Code that draws figures:

------------------------------

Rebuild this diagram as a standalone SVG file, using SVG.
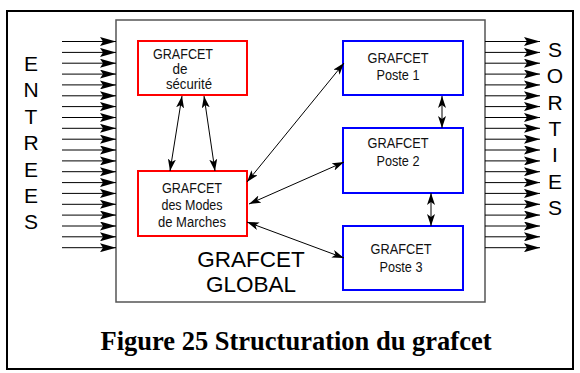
<svg xmlns="http://www.w3.org/2000/svg" width="580" height="373" viewBox="0 0 580 373">
<style>
.frame{fill:#fff;stroke:#000;stroke-width:2}
.global{fill:#fff;stroke:#555;stroke-width:1.5}
.red{fill:#fff;stroke:#ff0000;stroke-width:2}
.blue{fill:#fff;stroke:#0000ff;stroke-width:2}
.io line{stroke:#000;stroke-width:1;fill:none;marker-end:url(#ah)}
.con{stroke:#000;stroke-width:1;fill:none;marker-start:url(#ch);marker-end:url(#ch)}
.big{font-family:"Liberation Sans",Arial,sans-serif;font-size:21px;fill:#000;text-anchor:middle}
.small{font-family:"Liberation Sans",Arial,sans-serif;font-size:14px;fill:#111;text-anchor:middle}
.glob{font-family:"Liberation Sans",Arial,sans-serif;font-size:22.5px;fill:#000;text-anchor:middle}
.cap{font-family:"Liberation Serif","Times New Roman",serif;font-size:26.5px;font-weight:bold;fill:#000;text-anchor:middle}
</style>
<defs>
<marker id="ah" viewBox="0 0 16 9" refX="16" refY="4.5" markerWidth="16" markerHeight="9" markerUnits="userSpaceOnUse" orient="auto">
<path d="M0,0 L16,4.5 L0,9 L3,4.5 z" fill="#000"/>
</marker>
<marker id="ch" viewBox="0 0 12 8" refX="12" refY="4" markerWidth="12" markerHeight="8" markerUnits="userSpaceOnUse" orient="auto-start-reverse">
<path d="M0,0 L12,4 L0,8 L3,4 z" fill="#000"/>
</marker>
</defs>
<rect class="frame" x="7" y="11" width="566" height="358"/>
<g id="global">
<rect class="global" x="116" y="20" width="369" height="282"/>
<text class="glob" x="251" y="267">GRAFCET</text>
<text class="glob" x="251" y="292">GLOBAL</text>
</g>
<g id="entrees">
<text class="big" x="31" y="71">E</text>
<text class="big" x="31" y="97">N</text>
<text class="big" x="31" y="124">T</text>
<text class="big" x="31" y="150">R</text>
<text class="big" x="31" y="177">E</text>
<text class="big" x="31" y="203">E</text>
<text class="big" x="31" y="229">S</text>
</g>
<g id="sorties">
<text class="big" x="555" y="57">S</text>
<text class="big" x="555" y="83">O</text>
<text class="big" x="555" y="110">R</text>
<text class="big" x="555" y="136">T</text>
<text class="big" x="555" y="162">I</text>
<text class="big" x="555" y="189">E</text>
<text class="big" x="555" y="215">S</text>
</g>
<g id="securite">
<rect class="red" x="138" y="41" width="109" height="54"/>
<text class="small" x="183" y="59" textLength="60" lengthAdjust="spacingAndGlyphs">GRAFCET</text>
<text class="small" x="180" y="74" textLength="15" lengthAdjust="spacingAndGlyphs">de</text>
<text class="small" x="189" y="89" textLength="46" lengthAdjust="spacingAndGlyphs">sécurité</text>
</g>
<g id="modes">
<rect class="red" x="138" y="171" width="109" height="65"/>
<text class="small" x="192" y="193" textLength="60" lengthAdjust="spacingAndGlyphs">GRAFCET</text>
<text class="small" x="192" y="210" textLength="61" lengthAdjust="spacingAndGlyphs">des Modes</text>
<text class="small" x="192" y="227" textLength="68" lengthAdjust="spacingAndGlyphs">de Marches</text>
</g>
<g id="poste1">
<rect class="blue" x="343" y="41" width="120" height="54"/>
<text class="small" x="398" y="63" textLength="61" lengthAdjust="spacingAndGlyphs">GRAFCET</text>
<text class="small" x="398" y="80" textLength="43" lengthAdjust="spacingAndGlyphs">Poste 1</text>
</g>
<g id="poste2">
<rect class="blue" x="343" y="128" width="120" height="65"/>
<text class="small" x="398" y="148" textLength="61" lengthAdjust="spacingAndGlyphs">GRAFCET</text>
<text class="small" x="398" y="166" textLength="43" lengthAdjust="spacingAndGlyphs">Poste 2</text>
</g>
<g id="poste3">
<rect class="blue" x="343" y="226" width="120" height="64"/>
<text class="small" x="401" y="254" textLength="61" lengthAdjust="spacingAndGlyphs">GRAFCET</text>
<text class="small" x="401" y="272" textLength="43" lengthAdjust="spacingAndGlyphs">Poste 3</text>
</g>
<g id="connectors">
<g class="io">
<line x1="62" y1="41.5" x2="116" y2="41.5"/><line x1="62" y1="52.4" x2="116" y2="52.4"/><line x1="62" y1="63.2" x2="116" y2="63.2"/><line x1="62" y1="74.1" x2="116" y2="74.1"/><line x1="62" y1="84.9" x2="116" y2="84.9"/><line x1="62" y1="95.8" x2="116" y2="95.8"/><line x1="62" y1="106.6" x2="116" y2="106.6"/><line x1="62" y1="117.5" x2="116" y2="117.5"/><line x1="62" y1="128.3" x2="116" y2="128.3"/><line x1="62" y1="139.2" x2="116" y2="139.2"/><line x1="62" y1="150" x2="116" y2="150"/><line x1="62" y1="160.9" x2="116" y2="160.9"/><line x1="62" y1="171.7" x2="116" y2="171.7"/><line x1="62" y1="182.6" x2="116" y2="182.6"/><line x1="62" y1="193.4" x2="116" y2="193.4"/><line x1="62" y1="204.3" x2="116" y2="204.3"/><line x1="62" y1="215.1" x2="116" y2="215.1"/><line x1="62" y1="226" x2="116" y2="226"/><line x1="62" y1="236.8" x2="116" y2="236.8"/><line x1="62" y1="247.7" x2="116" y2="247.7"/>
</g>
<g class="io">
<line x1="485" y1="41.5" x2="540" y2="41.5"/><line x1="485" y1="52.4" x2="540" y2="52.4"/><line x1="485" y1="63.2" x2="540" y2="63.2"/><line x1="485" y1="74.1" x2="540" y2="74.1"/><line x1="485" y1="84.9" x2="540" y2="84.9"/><line x1="485" y1="95.8" x2="540" y2="95.8"/><line x1="485" y1="106.6" x2="540" y2="106.6"/><line x1="485" y1="117.5" x2="540" y2="117.5"/><line x1="485" y1="128.3" x2="540" y2="128.3"/><line x1="485" y1="139.2" x2="540" y2="139.2"/><line x1="485" y1="150" x2="540" y2="150"/><line x1="485" y1="160.9" x2="540" y2="160.9"/><line x1="485" y1="171.7" x2="540" y2="171.7"/><line x1="485" y1="182.6" x2="540" y2="182.6"/><line x1="485" y1="193.4" x2="540" y2="193.4"/><line x1="485" y1="204.3" x2="540" y2="204.3"/><line x1="485" y1="215.1" x2="540" y2="215.1"/><line x1="485" y1="226" x2="540" y2="226"/><line x1="485" y1="236.8" x2="540" y2="236.8"/><line x1="485" y1="247.7" x2="540" y2="247.7"/>
</g>
<line class="con" x1="182" y1="96" x2="170" y2="171"/>
<line class="con" x1="204" y1="96" x2="215" y2="171"/>
<line class="con" x1="247" y1="182" x2="344" y2="63"/>
<line class="con" x1="249" y1="204" x2="344" y2="162"/>
<line class="con" x1="247" y1="222" x2="344" y2="258"/>
<line class="con" x1="442" y1="96" x2="442" y2="128"/>
<line class="con" x1="431" y1="193" x2="431" y2="226"/>
</g>
<text class="cap" x="296" y="350">Figure 25 Structuration du grafcet</text>
</svg>
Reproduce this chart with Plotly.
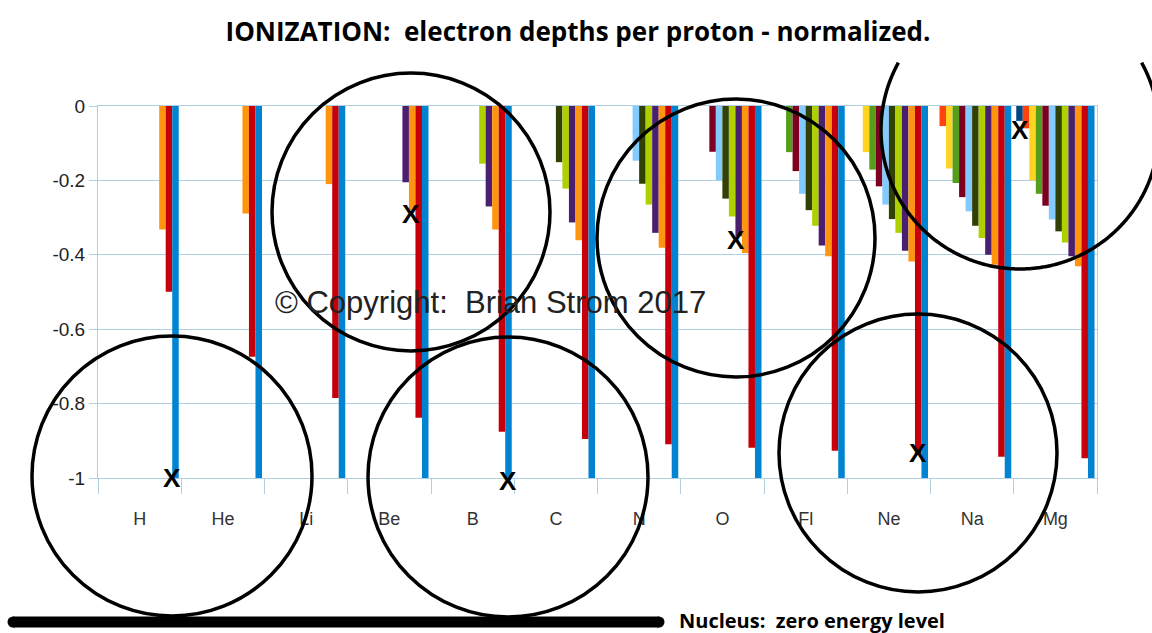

------------------------------

EXERCISE> Search the preceding listing for the word "this" and pull out every line that holds it.

EXERCISE RESPONSE>
Rebuild this diagram as a standalone SVG file, using SVG.
Reproduce this chart with Plotly.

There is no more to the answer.